--- begin Data provided ---
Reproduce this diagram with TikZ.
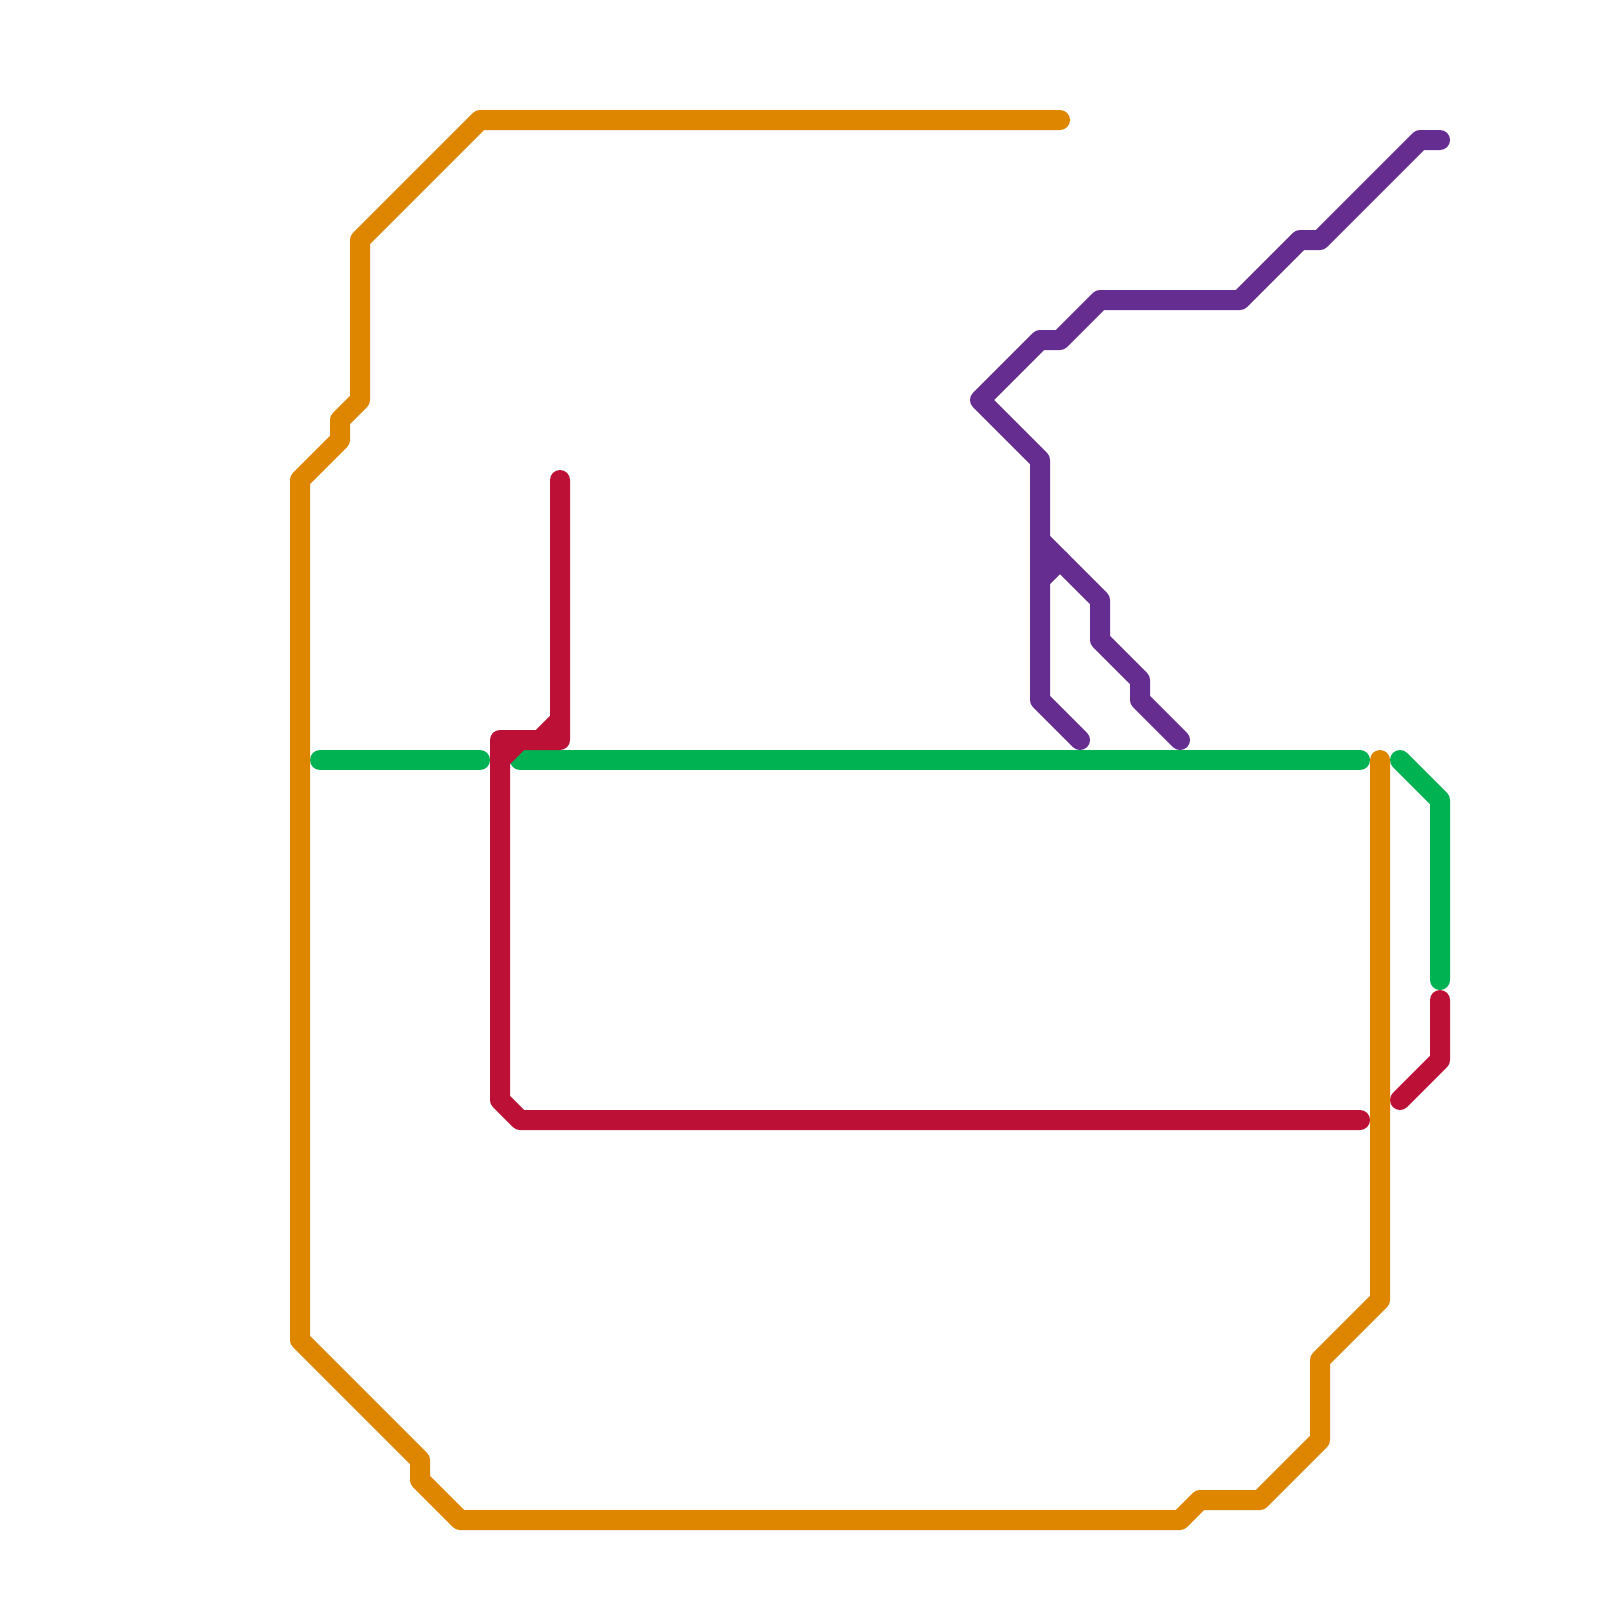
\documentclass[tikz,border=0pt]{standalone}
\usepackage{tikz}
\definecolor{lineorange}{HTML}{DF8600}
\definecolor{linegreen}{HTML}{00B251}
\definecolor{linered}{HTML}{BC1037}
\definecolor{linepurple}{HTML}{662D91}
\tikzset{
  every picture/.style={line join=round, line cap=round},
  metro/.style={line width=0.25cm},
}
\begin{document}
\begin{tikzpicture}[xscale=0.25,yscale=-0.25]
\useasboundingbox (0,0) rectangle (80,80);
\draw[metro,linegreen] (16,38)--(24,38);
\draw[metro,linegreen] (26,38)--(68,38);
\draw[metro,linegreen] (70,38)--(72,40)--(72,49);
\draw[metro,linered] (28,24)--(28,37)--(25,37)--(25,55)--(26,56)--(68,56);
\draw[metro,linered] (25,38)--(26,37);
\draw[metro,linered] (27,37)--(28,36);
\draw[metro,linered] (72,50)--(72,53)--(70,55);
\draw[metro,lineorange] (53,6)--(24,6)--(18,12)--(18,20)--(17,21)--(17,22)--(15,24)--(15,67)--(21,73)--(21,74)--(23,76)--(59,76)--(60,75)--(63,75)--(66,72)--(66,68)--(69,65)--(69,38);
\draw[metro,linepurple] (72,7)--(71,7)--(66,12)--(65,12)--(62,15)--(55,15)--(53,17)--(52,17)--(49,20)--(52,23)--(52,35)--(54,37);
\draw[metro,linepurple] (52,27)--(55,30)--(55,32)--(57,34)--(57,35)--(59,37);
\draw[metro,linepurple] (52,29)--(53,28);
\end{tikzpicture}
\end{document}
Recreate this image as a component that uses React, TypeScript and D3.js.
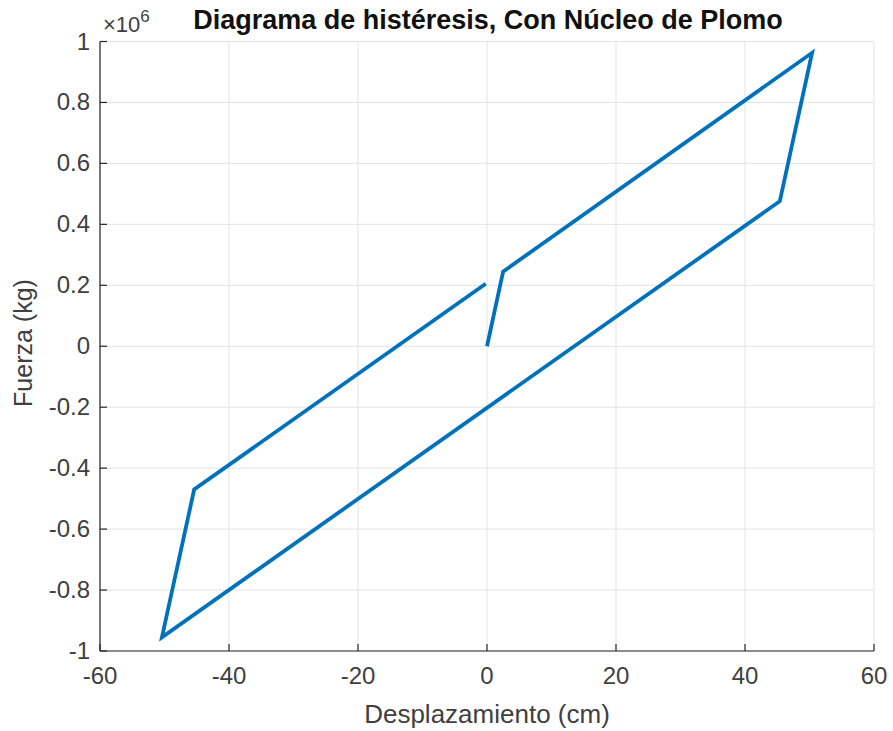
--- end Data provided ---
To be done — Copy each line above precisely, dropping the pictures.

Solution for this task —
Reproduce this diagram with TikZ.
\documentclass[tikz,border=0pt]{standalone}
\usepackage{tikz}
\definecolor{lineorange}{HTML}{DF8600}
\definecolor{linegreen}{HTML}{00B251}
\definecolor{linered}{HTML}{BC1037}
\definecolor{linepurple}{HTML}{662D91}
\tikzset{
  every picture/.style={line join=round, line cap=round},
  metro/.style={line width=0.25cm},
}
\begin{document}
\begin{tikzpicture}[xscale=0.25,yscale=-0.25]
\useasboundingbox (0,0) rectangle (80,80);
\draw[metro,linegreen] (16,38)--(24,38);
\draw[metro,linegreen] (26,38)--(68,38);
\draw[metro,linegreen] (70,38)--(72,40)--(72,49);
\draw[metro,linered] (28,24)--(28,37)--(25,37)--(25,55)--(26,56)--(68,56);
\draw[metro,linered] (25,38)--(26,37);
\draw[metro,linered] (27,37)--(28,36);
\draw[metro,linered] (72,50)--(72,53)--(70,55);
\draw[metro,lineorange] (53,6)--(24,6)--(18,12)--(18,20)--(17,21)--(17,22)--(15,24)--(15,67)--(21,73)--(21,74)--(23,76)--(59,76)--(60,75)--(63,75)--(66,72)--(66,68)--(69,65)--(69,38);
\draw[metro,linepurple] (72,7)--(71,7)--(66,12)--(65,12)--(62,15)--(55,15)--(53,17)--(52,17)--(49,20)--(52,23)--(52,35)--(54,37);
\draw[metro,linepurple] (52,27)--(55,30)--(55,32)--(57,34)--(57,35)--(59,37);
\draw[metro,linepurple] (52,29)--(53,28);
\end{tikzpicture}
\end{document}
Recreate this image as a component that uses React, TypeScript and D3.js.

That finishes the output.